How should policymakers react to all this? Since stablecoins can pose some kind of threat to a country’s policy sovereignty, perhaps they should be discouraged, not least because of evidence that stablecoins are used in most of the digital world’s movement of illicit funds.

Finding a way to end the use of stablecoins in illicit finance is a major regulatory challenge. But stablecoins’ role in allowing money to vote with its feet when governments misgovern is worth taking seriously.

If it is reasonable to expect governments to manage their countries’ finances responsibly, it is also reasonable to expect that citizens will move their money to seek protection against currency debasement or the risk of confiscation – especially when the main purpose of capital controls is to shore up autocratic governments, as is sometimes the case.

Controls on capital outflows are sometimes essential, especially during a crisis, but they are often implemented to allow policymakers to keep the price of foreign exchange cheaper than it should be.
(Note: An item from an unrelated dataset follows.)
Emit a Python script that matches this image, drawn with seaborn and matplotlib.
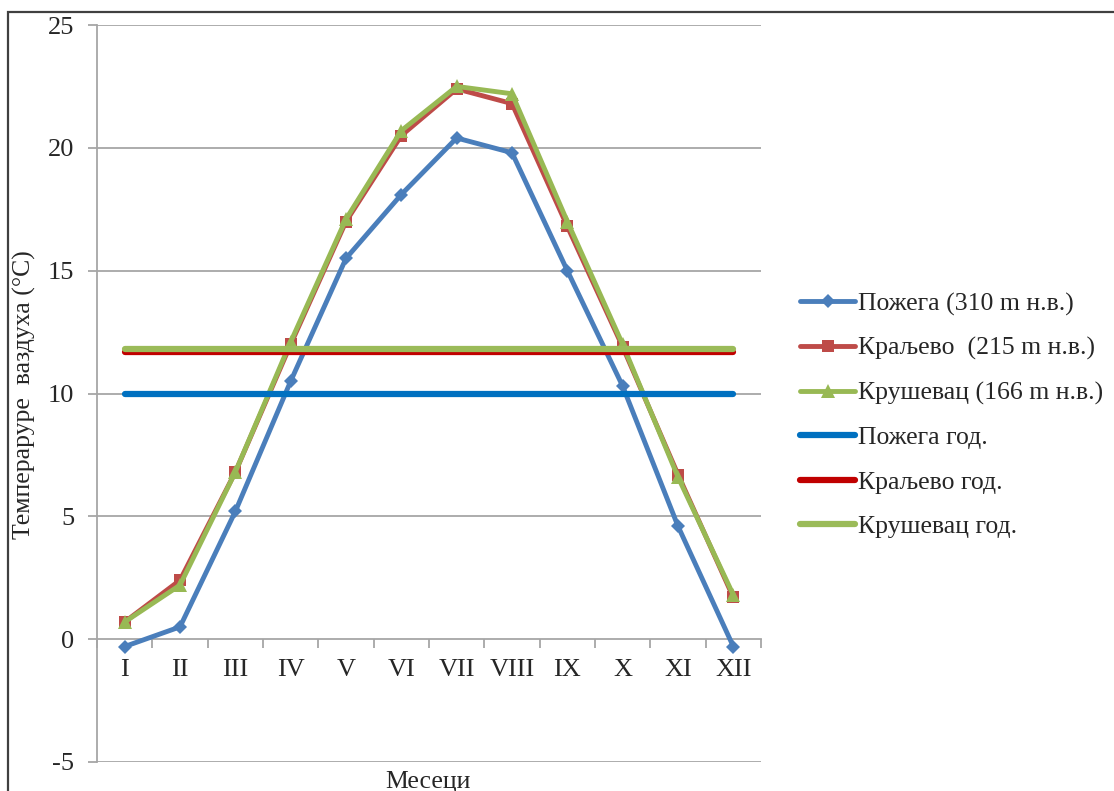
import numpy as np
import pandas as pd
import matplotlib
matplotlib.use("Agg")
import matplotlib.pyplot as plt
import matplotlib.patches as mpatches
import seaborn as sns

months = ["I", "II", "III", "IV", "V", "VI", "VII", "VIII", "IX", "X", "XI", "XII"]
pozega = [-0.3, 0.5, 5.2, 10.5, 15.5, 18.1, 20.4, 19.8, 15.0, 10.3, 4.6, -0.3]
kraljevo = [0.7, 2.4, 6.8, 12.0, 17.0, 20.5, 22.4, 21.8, 16.8, 11.9, 6.7, 1.7]
krusevac = [0.7, 2.2, 6.8, 12.1, 17.1, 20.7, 22.5, 22.2, 17.0, 12.0, 6.6, 1.8]
annual_means = [10.0, 11.7, 11.8]

series_labels = ["Пожега (310 m н.в.)", "Краљево  (215 m н.в.)", "Крушевац (166 m н.в.)"]
annual_labels = ["Пожега год.", "Краљево год.", "Крушевац год."]
y_ticks = [-5, 0, 5, 10, 15, 20, 25]
ylabel = "Темпераруре  ваздуха (°C)"
xlabel = "Месеци"

sns.set_style("white")
plt.rcParams["font.family"] = ["Liberation Serif", "DejaVu Serif"]

W, H = 1114, 791
fig = plt.figure(figsize=(W / 100, H / 100), dpi=100)
ax = fig.add_axes([97 / W, 1 - 762 / H, (761 - 97) / W, (762 - 25) / H])

x = np.arange(len(months))
grid_c = "#a6a6a6"

series_colors = ["#4a7ebb", "#be4b48", "#98b954"]
series_markers = ["D", "s", "^"]
series_ms = [7.5, 8.5, 10]
for vals, lab, c, m, ms in zip([pozega, kraljevo, krusevac], series_labels,
                               series_colors, series_markers, series_ms):
    sns.lineplot(x=x, y=vals, ax=ax, color=c, marker=m, markersize=ms,
                 markeredgewidth=0, linewidth=3.5, label=lab, zorder=3)

annual_colors = ["#0070c0", "#c00000", "#9bbb59"]
for v, lab, c in zip(annual_means, annual_labels, annual_colors):
    sns.lineplot(x=x, y=[v] * len(x), ax=ax, color=c, linewidth=4.5,
                 label=lab, zorder=4)
for ln in ax.get_lines()[3:]:
    ln.set_solid_capstyle("round")

ax.set_xlim(-0.5, len(months) - 0.5)
ax.set_ylim(-5, 25)
ax.set_yticks(y_ticks)
ax.set_yticklabels([str(t) for t in y_ticks])
ax.set_xticks(x)
ax.set_xticklabels(months)
ax.set_xticks(np.arange(len(months) + 1) - 0.5, minor=True)

ax.grid(False)
for t in y_ticks:
    if t != 0:
        ax.axhline(t, color=grid_c, lw=1.3, zorder=1)

for s in ["top", "right"]:
    ax.spines[s].set_visible(False)
ax.spines["bottom"].set_position(("data", 0))
ax.spines["bottom"].set_color(grid_c)
ax.spines["bottom"].set_linewidth(1.3)
ax.spines["bottom"].set_zorder(1)
ax.spines["left"].set_color(grid_c)
ax.spines["left"].set_linewidth(1.3)

ax.tick_params(axis="y", which="major", direction="out", length=6.5, width=1.3,
               color=grid_c, labelsize=19, pad=10, left=True)
ax.tick_params(axis="x", which="major", length=0, labelsize=19, pad=14, bottom=True)
ax.tick_params(axis="x", which="minor", direction="out", length=6.5, width=1.3,
               color=grid_c, bottom=True)

ax.set_xlabel("")
ax.set_ylabel("")
fig.text(24 / W, 1 - 395 / H, ylabel, rotation=90, ha="center", va="center", fontsize=18.5)
fig.text(428 / W, 1 - 788 / H, xlabel, ha="center", va="baseline", fontsize=18.5)

handles, labels = ax.get_legend_handles_labels()
ax.get_legend().remove()
fig.legend(handles, labels, loc="center left", bbox_to_anchor=(790 / W, 1 - 415 / H),
           frameon=False, fontsize=18.5, handlelength=2.14, handletextpad=0.1,
           labelspacing=0.83, borderaxespad=0)

rect = mpatches.Rectangle((8 / W, -0.2), 1.2, 1 - 12 / H + 0.2, transform=fig.transFigure,
                          fill=False, edgecolor="#404040", linewidth=1.6, clip_on=False)
fig.patches.append(rect)

fig.savefig("out.png", dpi=100, facecolor="white")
That makes the economy less competitive overall, encourages corruption, limits export growth, makes it more difficult to attract stable funding from abroad, and unnecessarily increases the country risk premium that governs what it costs for the economy to borrow internationally.

Since emerging markets are where demand for stablecoins is growing fastest, the ambivalence of some policymakers there should be taken seriously. 


If stablecoins contribute to partially breaking down the barriers to capital outflows in poorly managed economies, that could be considered an achievement, since it might encourage policymakers to organise their countries’ finances better.

For good or ill, stablecoins are here to stay, not least because countries who don’t welcome them could well incur the wrath of President Donald Trump, who has associated himself personally with the recently passed legislation. And since China is now reportedly moving towards a yuan-backed stablecoin, the need for robust international regulation of these instruments will only grow.